Begin at the first line of the data and copy each line through the one containing "import plotly.graph_objects as go", that line included, with no pictures.

# Data block
════════════════
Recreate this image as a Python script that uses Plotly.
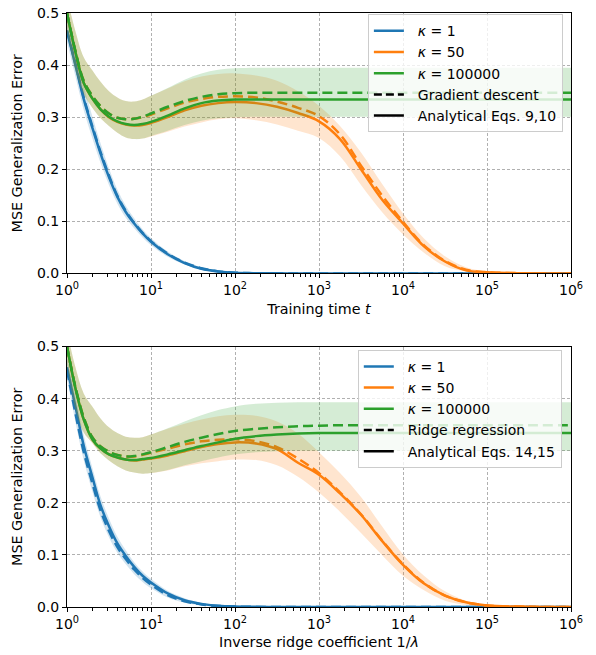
import plotly.graph_objects as go

# ---------------- data ----------------
# common x grid (training time t  /  inverse ridge coefficient 1/lambda)
x_vals = [1, 1.26, 1.58, 2, 2.51, 3.16, 3.98, 5.01, 6.31, 7.94,
          10, 15.8, 25.1, 39.8, 63.1, 100, 178, 316, 562, 1000,
          1778, 3162, 5623, 10000, 17783, 31623, 56234, 100000, 316228, 1000000]

x_tick_vals = [1, 10, 100, 1000, 10000, 100000, 1000000]
x_tick_text = ["10<sup>0</sup>", "10<sup>1</sup>", "10<sup>2</sup>", "10<sup>3</sup>",
               "10<sup>4</sup>", "10<sup>5</sup>", "10<sup>6</sup>"]
y_tick_vals = [0.0, 0.1, 0.2, 0.3, 0.4, 0.5]

kappa_labels = ["<i>κ</i> = 1", "<i>κ</i> = 50", "<i>κ</i> = 100000"]

# ---- top panel: gradient descent vs training time ----
top_blue_solid = [0.465, 0.40, 0.335, 0.28, 0.23, 0.185, 0.147, 0.118, 0.096, 0.077,
                  0.061, 0.037, 0.02, 0.009, 0.004, 0.0015, 0.0005, 0.0002, 0, 0,
                  0, 0, 0, 0, 0, 0, 0, 0, 0, 0]
top_blue_dash = [0.467, 0.403, 0.338, 0.283, 0.233, 0.188, 0.149, 0.12, 0.097, 0.078,
                 0.062, 0.038, 0.021, 0.01, 0.004, 0.0015, 0.0005, 0.0002, 0, 0,
                 0, 0, 0, 0, 0, 0, 0, 0, 0, 0]
top_blue_hi = [0.49, 0.425, 0.36, 0.302, 0.25, 0.202, 0.161, 0.13, 0.106, 0.085,
               0.068, 0.042, 0.024, 0.012, 0.005, 0.002, 0.001, 0.0003, 0, 0,
               0, 0, 0, 0, 0, 0, 0, 0, 0, 0]
top_blue_lo = [0.445, 0.378, 0.314, 0.26, 0.212, 0.17, 0.134, 0.107, 0.087, 0.069,
               0.054, 0.032, 0.017, 0.007, 0.002, 0.0005, 0, 0, 0, 0,
               0, 0, 0, 0, 0, 0, 0, 0, 0, 0]

top_orange_solid = [0.50, 0.425, 0.366, 0.336, 0.315, 0.30, 0.291, 0.286, 0.284, 0.285,
                    0.289, 0.30, 0.313, 0.322, 0.327, 0.329, 0.327, 0.32, 0.308, 0.292,
                    0.258, 0.20, 0.142, 0.096, 0.052, 0.023, 0.006, 0.0025, 0.0003, 0]
top_orange_dash = [0.50, 0.427, 0.37, 0.341, 0.321, 0.307, 0.299, 0.296, 0.297, 0.30,
                   0.305, 0.317, 0.328, 0.335, 0.339, 0.34, 0.338, 0.33, 0.318, 0.302,
                   0.267, 0.207, 0.15, 0.099, 0.054, 0.024, 0.007, 0.0025, 0.0003, 0]
top_orange_hi = [0.53, 0.465, 0.415, 0.39, 0.368, 0.35, 0.338, 0.331, 0.33, 0.334,
                 0.341, 0.355, 0.369, 0.378, 0.383, 0.384, 0.38, 0.37, 0.35, 0.322,
                 0.283, 0.232, 0.172, 0.115, 0.067, 0.033, 0.012, 0.004, 0.001, 0]
top_orange_lo = [0.465, 0.39, 0.345, 0.318, 0.298, 0.283, 0.27, 0.261, 0.258, 0.259,
                 0.263, 0.272, 0.282, 0.29, 0.296, 0.298, 0.294, 0.286, 0.274, 0.26,
                 0.225, 0.17, 0.118, 0.075, 0.04, 0.014, 0.004, 0.001, 0, 0]

top_green_solid = [0.50, 0.425, 0.366, 0.336, 0.315, 0.301, 0.292, 0.287, 0.285, 0.287,
                   0.291, 0.303, 0.317, 0.327, 0.332, 0.334, 0.334, 0.334, 0.334, 0.334,
                   0.334, 0.334, 0.334, 0.334, 0.334, 0.334, 0.334, 0.334, 0.334, 0.334]
top_green_dash = [0.50, 0.427, 0.37, 0.341, 0.321, 0.307, 0.299, 0.296, 0.297, 0.301,
                  0.307, 0.32, 0.331, 0.339, 0.344, 0.346, 0.347, 0.347, 0.347, 0.347,
                  0.347, 0.347, 0.347, 0.347, 0.347, 0.347, 0.347, 0.347, 0.347, 0.347]
top_green_hi = [0.53, 0.465, 0.415, 0.39, 0.368, 0.35, 0.338, 0.331, 0.33, 0.334,
                0.341, 0.356, 0.372, 0.384, 0.391, 0.394, 0.395, 0.395, 0.395, 0.395,
                0.395, 0.395, 0.395, 0.395, 0.395, 0.395, 0.395, 0.395, 0.395, 0.395]
top_green_lo = [0.465, 0.39, 0.345, 0.318, 0.298, 0.283, 0.27, 0.261, 0.258, 0.259,
                0.264, 0.274, 0.285, 0.293, 0.298, 0.30, 0.301, 0.301, 0.301, 0.301,
                0.301, 0.301, 0.301, 0.301, 0.301, 0.301, 0.301, 0.301, 0.301, 0.301]

# ---- bottom panel: ridge regression vs inverse ridge coefficient ----
bot_blue_solid = [0.46, 0.385, 0.31, 0.25, 0.195, 0.155, 0.122, 0.098, 0.077, 0.06,
                  0.047, 0.026, 0.013, 0.006, 0.0025, 0.001, 0.0003, 0, 0, 0,
                  0, 0, 0, 0, 0, 0, 0, 0, 0, 0]
bot_blue_dash = [0.455, 0.372, 0.298, 0.238, 0.185, 0.146, 0.115, 0.092, 0.072, 0.056,
                 0.043, 0.023, 0.011, 0.005, 0.002, 0.0008, 0.0002, 0, 0, 0,
                 0, 0, 0, 0, 0, 0, 0, 0, 0, 0]
bot_blue_hi = [0.48, 0.405, 0.33, 0.268, 0.212, 0.17, 0.135, 0.109, 0.086, 0.068,
               0.054, 0.031, 0.017, 0.008, 0.004, 0.0015, 0.0005, 0, 0, 0,
               0, 0, 0, 0, 0, 0, 0, 0, 0, 0]
bot_blue_lo = [0.44, 0.355, 0.282, 0.222, 0.172, 0.134, 0.104, 0.082, 0.063, 0.048,
               0.036, 0.018, 0.008, 0.003, 0.001, 0.0003, 0, 0, 0, 0,
               0, 0, 0, 0, 0, 0, 0, 0, 0, 0]

bot_orange_solid = [0.50, 0.42, 0.36, 0.322, 0.304, 0.293, 0.287, 0.283, 0.281, 0.283,
                    0.285, 0.291, 0.299, 0.307, 0.313, 0.316, 0.314, 0.303, 0.277, 0.254,
                    0.218, 0.177, 0.127, 0.081, 0.045, 0.022, 0.009, 0.003, 0.0005, 0]
bot_orange_dash = [0.50, 0.422, 0.364, 0.326, 0.308, 0.298, 0.292, 0.289, 0.289, 0.292,
                   0.296, 0.304, 0.312, 0.318, 0.321, 0.322, 0.318, 0.307, 0.285, 0.257,
                   0.22, 0.178, 0.128, 0.082, 0.046, 0.022, 0.009, 0.003, 0.0005, 0]
bot_orange_hi = [0.53, 0.46, 0.41, 0.385, 0.362, 0.345, 0.334, 0.327, 0.325, 0.326,
                 0.331, 0.342, 0.352, 0.36, 0.366, 0.369, 0.367, 0.356, 0.333, 0.297,
                 0.257, 0.211, 0.155, 0.101, 0.06, 0.03, 0.012, 0.004, 0.001, 0]
bot_orange_lo = [0.465, 0.38, 0.335, 0.315, 0.295, 0.281, 0.27, 0.262, 0.258, 0.256,
                 0.257, 0.262, 0.27, 0.276, 0.28, 0.283, 0.282, 0.272, 0.25, 0.22,
                 0.183, 0.142, 0.10, 0.06, 0.032, 0.012, 0.004, 0.001, 0, 0]

bot_green_solid = [0.50, 0.42, 0.36, 0.322, 0.304, 0.293, 0.287, 0.283, 0.282, 0.284,
                   0.286, 0.293, 0.301, 0.309, 0.316, 0.323, 0.328, 0.331, 0.333, 0.334,
                   0.334, 0.334, 0.334, 0.334, 0.334, 0.334, 0.334, 0.334, 0.334, 0.334]
bot_green_dash = [0.50, 0.422, 0.364, 0.326, 0.308, 0.298, 0.292, 0.289, 0.29, 0.293,
                  0.297, 0.307, 0.317, 0.325, 0.332, 0.338, 0.342, 0.345, 0.347, 0.348,
                  0.349, 0.349, 0.349, 0.349, 0.349, 0.349, 0.349, 0.349, 0.349, 0.349]
bot_green_hi = [0.53, 0.46, 0.41, 0.385, 0.362, 0.345, 0.334, 0.327, 0.325, 0.326,
                0.331, 0.343, 0.356, 0.368, 0.378, 0.385, 0.39, 0.392, 0.393, 0.393,
                0.393, 0.393, 0.393, 0.393, 0.393, 0.393, 0.393, 0.393, 0.393, 0.393]
bot_green_lo = [0.465, 0.38, 0.335, 0.315, 0.295, 0.281, 0.27, 0.262, 0.258, 0.256,
                0.257, 0.263, 0.272, 0.28, 0.287, 0.293, 0.297, 0.299, 0.30, 0.30,
                0.30, 0.30, 0.30, 0.30, 0.30, 0.30, 0.30, 0.30, 0.30, 0.30]

# ---------------- styling ----------------
colors = ["#1f77b4", "#ff7f0e", "#2ca02c"]
fills = ["rgba(31,119,180,0.2)", "rgba(255,127,14,0.2)", "rgba(44,160,44,0.2)"]
LW = 2.5
DASH = "10px,5px"
PAD = "\u00a0\u00a0"  # small gap between legend sample and text

panels = [
    dict(xa="x", ya="y", legend="legend",
         series=[(top_blue_solid, top_blue_dash, top_blue_hi, top_blue_lo),
                 (top_orange_solid, top_orange_dash, top_orange_hi, top_orange_lo),
                 (top_green_solid, top_green_dash, top_green_hi, top_green_lo)],
         dash_name="Gradient descent", solid_name="Analytical Eqs. 9,10"),
    dict(xa="x2", ya="y2", legend="legend2",
         series=[(bot_blue_solid, bot_blue_dash, bot_blue_hi, bot_blue_lo),
                 (bot_orange_solid, bot_orange_dash, bot_orange_hi, bot_orange_lo),
                 (bot_green_solid, bot_green_dash, bot_green_hi, bot_green_lo)],
         dash_name="Ridge regression", solid_name="Analytical Eqs. 14,15"),
]

fig = go.Figure()
for p in panels:
    for i, (solid, dash, hi, lo) in enumerate(p["series"]):
        fig.add_trace(go.Scatter(x=x_vals, y=lo, mode="lines", line=dict(width=0, shape="spline"),
                                 xaxis=p["xa"], yaxis=p["ya"], showlegend=False, hoverinfo="skip"))
        fig.add_trace(go.Scatter(x=x_vals, y=hi, mode="lines", line=dict(width=0, shape="spline"),
                                 fill="tonexty", fillcolor=fills[i],
                                 xaxis=p["xa"], yaxis=p["ya"], showlegend=False, hoverinfo="skip"))
        fig.add_trace(go.Scatter(x=x_vals, y=solid, mode="lines",
                                 line=dict(color=colors[i], width=LW, shape="spline"),
                                 xaxis=p["xa"], yaxis=p["ya"], showlegend=False))
        fig.add_trace(go.Scatter(x=x_vals, y=dash, mode="lines",
                                 line=dict(color=colors[i], width=LW, shape="spline", dash=DASH),
                                 xaxis=p["xa"], yaxis=p["ya"], showlegend=False))
    # legend entries
    for i in range(3):
        fig.add_trace(go.Scatter(x=[None], y=[None], mode="lines", name=PAD + kappa_labels[i],
                                 line=dict(color=colors[i], width=LW),
                                 xaxis=p["xa"], yaxis=p["ya"], legend=p["legend"]))
    fig.add_trace(go.Scatter(x=[None], y=[None], mode="lines", name=PAD + p["dash_name"],
                             line=dict(color="black", width=LW, dash="8px,4px"),
                             xaxis=p["xa"], yaxis=p["ya"], legend=p["legend"]))
    fig.add_trace(go.Scatter(x=[None], y=[None], mode="lines", name=PAD + p["solid_name"],
                             line=dict(color="black", width=LW),
                             xaxis=p["xa"], yaxis=p["ya"], legend=p["legend"]))

# minor tick positions of the log axis (2..9 within each decade)
minor_ticks = [m * 10 ** k for k in range(6) for m in range(2, 10)]

axis_common = dict(showline=True, linecolor="black", linewidth=1, mirror=True,
                   ticks="outside", ticklen=4, tickwidth=1, tickcolor="black",
                   showgrid=True, gridcolor="#b0b0b0", gridwidth=0.8, griddash="3px,2px",
                   zeroline=False, tickfont=dict(size=14))

xcommon = dict(axis_common, type="log", range=[0, 6], tickvals=x_tick_vals, ticktext=x_tick_text,
               minor=dict(tickvals=minor_ticks, ticks="outside", ticklen=2.5, tickwidth=0.8,
                          tickcolor="black", showgrid=False))
ycommon = dict(axis_common, range=[0, 0.5], tickvals=y_tick_vals, tickformat=".1f",
               title=dict(text="MSE Generalization Error", standoff=10, font=dict(size=14.3)))

top_dom = [0.5615, 1.0]
bot_dom = [0.0, 0.4385]

legend_common = dict(xanchor="left", yanchor="top", traceorder="normal",
                     bgcolor="rgba(255,255,255,0.8)", bordercolor="#cccccc", borderwidth=1,
                     font=dict(size=14), itemwidth=30, tracegroupgap=0)

fig.update_layout(
    width=596, height=655,
    margin=dict(l=67, r=25, t=5, b=48),
    paper_bgcolor="white", plot_bgcolor="white",
    font=dict(family="DejaVu Sans", size=14, color="black"),
    xaxis=dict(xcommon, domain=[0, 1], anchor="y",
               title=dict(text="Training time <i>t</i>", standoff=6, font=dict(size=14.3))),
    yaxis=dict(ycommon, domain=top_dom, anchor="x"),
    xaxis2=dict(xcommon, domain=[0, 1], anchor="y2",
                title=dict(text="Inverse ridge coefficient 1/<i>λ</i>", standoff=6,
                           font=dict(size=14.3))),
    yaxis2=dict(ycommon, domain=bot_dom, anchor="x2"),
    legend=dict(legend_common, x=0.597, y=0.998),
    legend2=dict(legend_common, x=0.577, y=0.433),
    showlegend=True,
)

fig.write_html("out.html", config={"displayModeBar": False},
               post_script="document.body.style.margin='0px';")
════════════════
# Full answer
Recreate this image as a Python script that uses Plotly.
import plotly.graph_objects as go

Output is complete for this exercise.